Myth: Who you buy your domain from influences your domain authority

This is perhaps one of the biggest myths that has taken hold with businesses that have been online for 15 years or more. One of the companies that has profited the most from this myth is Network Solutions. To buy a .com domain name from them will cost $34.99 for one year. Their cost does become significantly cheaper when you pre-pay for 10+ years up front, but compare them with Namecheap who will sell the same domain for $11.98 for one year.

Domains are a commodity product. Every registrar is selling the same product from the same pool of available domains and the only difference between them is their price. Sure, some registrars offer better customer service or free add-ons, but the end result of doing business with them is all the same: acquiring a domain name. Where you buy that domain doesn’t matter and has no impact on your search rankings, website security, or anything else.

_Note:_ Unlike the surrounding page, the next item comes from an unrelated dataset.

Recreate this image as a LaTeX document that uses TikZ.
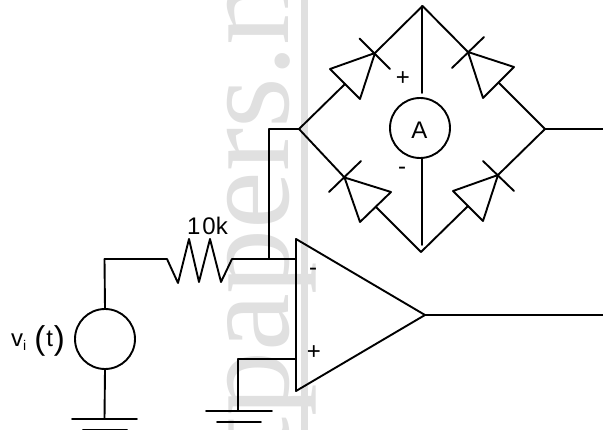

Myth: You should buy one of the new TLDs that’s specific to your industry

This just wraps up two of our previously disproved myths, redirects don’t help you and neither do keyword heavy keywords. The new industry specific domain names like .lawyer, .boutique, and .florist aren’t going to help you. Sure you can buy one of these domain names and build up a great site, and receive a good ranking on Google. But this will happen with any domain name you buy because Google rewards good content.

You might also be thinking about buying an industry domain targeted to your city like austin.attorney and redirecting it to your site. The truth is, the new TLDs are so new that users aren’t used to them and they haven’t built up a level of trust. Your customers expect you to have a .com domain. Having a website like austin.computer is going to make them pause when they go to visit your website for the first time. Avoid the confusion of the new TLDs and stick with a .com for your website.

Conclusion

If you’re starting a new business or taking an existing business online for the first time, selecting your domain name can be challenging. It can become confusing when you start hearing a lot of the myths about domain names. You might have heard the myths about where to purchase, that you don’t need a .com and that .anything is just as good, or that buying a lot of domains and redirecting them to one will help your search performance.

The truth is, buying a domain name shouldn’t be complicated.

  • It doesn’t matter where you buy your domain
  • Yes, you need a .com
  • Putting keywords in your domain isn’t going to help you. It’s all about the quality of your site.